If the self-storage phenomenon seems a glaring paradox in what's often called a throwaway society, there can be no denying its growth.

Facilities numbered about 8,000 in the mid-1980s, and experts now put the total at between 40,000 and 50,000, most consisting of hundreds of units averaging 100 square feet each.

Today, in a twist, some forms of self-storage might be considered just one more example of waste. Auctions such as the one Chisca attended in Atlanta now quietly empty as many as 120,000 abandoned and forfeited units a month nationwide, he says - freeing up space that's in voracious demand in a cycle of store and ignore.

Credit the continued interest in self-storage to a confluence of factors, experts say.

More late-life marriages mean more households with redundant furnishings. Many in a mounting wave of new retirees appear content to store, rather than unload, accumulated belongings unwanted by their already goods-laden offspring.
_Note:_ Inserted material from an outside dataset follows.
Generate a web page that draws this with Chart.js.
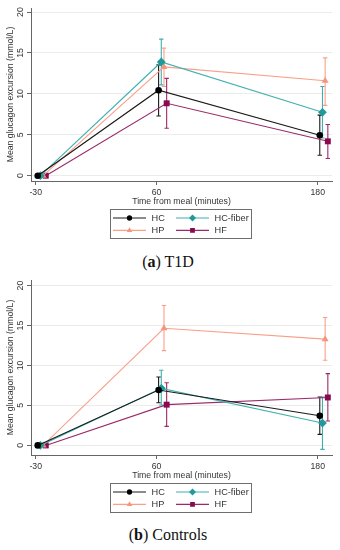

Add to that what one social observer calls the prevailing American culture's "treadmill acquisitive behavior."

"Storage units are a symptom of a much deeper malaise," says Peter Whybrow, director of the Neuro- psychiatric Institute at UCLA and author of "American Mania: When More Is Not Enough."

"Where there's no clearly defined social hierarchy other than money, the acquisitive nature gets maximized by the need to create one's own social standing," he says. "[So] you keep what you want to flaunt and you put the rest away - because you can't bear to give it away."

Keeping it can mean paying $100 a month or more for the privilege. Powering right through recession and recovery, self-storage (or ministorage) has become a $15 billion industry with enough current capacity to add $2 billion more, says Mike Scanlon, president and CEO of the National Self-Storage Association in Springfield, Va.

Small businesses stowing extra equipment and inventory account for about one-third of rentals, experts say. But individual middle-class stuff-keepers make up the majority of renters, even though the size of the average new single-family home has more than doubled since 1950, and family size has declined.

"It's a $17 billion-a-year business devoted entirely to finding a place to store our abundance," says Daniel Pink, an author and culture watcher. "It's bigger than the motion picture production industry."